Yes.  It took longer than I expected to separate the cosmetic changes
from the functional changes; in general we don't like to put in mixes
of both, because it becomes very difficult to track down the causes of
problems later on.  ARM is getting a lot of attention right now, so I
need to be careful not to crumble anything...

   >    Shared library support:
   >    Both targets make use of IN_SOLIB_CALL_TRAMPOLINE.  This needs to be
   >    resolved for ARM-Thumb compatibility.  At the moment this is not
   >    implemented on Linux, and Thumb is not an issue on Linux (at this very
   >    moment at least).  I have to get this support going, and I will resolve
   >    it then.
   > 
   > Embedded ARM won't care about this one.

   Are you sure?  If the embedded Linux project takes off, this may become
   an issue.

By "embedded ARM" I meant the arm-{elf,coff} configs, which are mainly
for bare boards with little or no OS.  Embedded ARM Linux is an
interesting issue though; should the GDB for it be the generic arm-elf
GDB or a new and different config?  At this point I don't know; for
EL/IX experimentation I think they're using a standard cross GDB, but
that will need to change to accommodate all four levels of the EL/IX
API. (http://sourceware.cygnus.com/elix for EL/IX info)

   > I suspect this issue has always been around, but nobody has noticed
   > because you don't get the move+condition in unoptimized code.  Optimized
   > code debugging will be squirrelly like it always is.
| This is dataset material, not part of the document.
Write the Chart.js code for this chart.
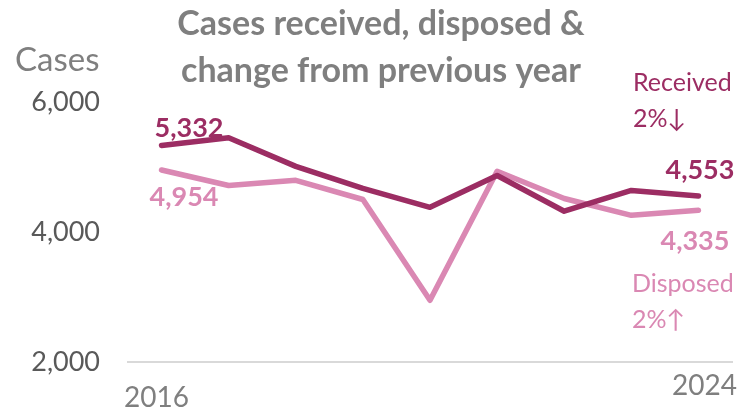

   There is no point in debugging unoptimized code.  The generated code for
   -O0/-O2 is so different, it rarely suffers from the same problems.  This
   has been my experience.

You're right about the size of the descrepancy between -O0 and -O2,
but I think it's going a bit far to say "there is no point in
debugging unoptimized code".  Almost all of my own debugging work is
done on unoptimized code.

GDB's official position on optimized code is to allow the debugger to
work with it, but not to promise very much functionality.  -O2 in GCC
includes ever-more-aggressive optimizations, and it's going to be hard
or impossible for GDB to reconstruct the original code in all cases.
Conditional moves are a primo example - you have a single instruction
that is an amalgam of several source lines, and you want GDB to
present the illusion that it can do several statement-level steps,
when the actual hardware will do only one instruction-level step.  For
GDB, an instruction-level step is an atomic operation.  How do you
divide up an atom?  (Use a cyclotron, of course :-) )

The problems here are very deep and common to all debugging.  If you
review the research literature, it's clear that while there's been
some progress, it's still too limited in scope to be really useful for
GDB.  Still, it would be cool for someone to extend the state of the
art and demo it in GDB first - any volunteers?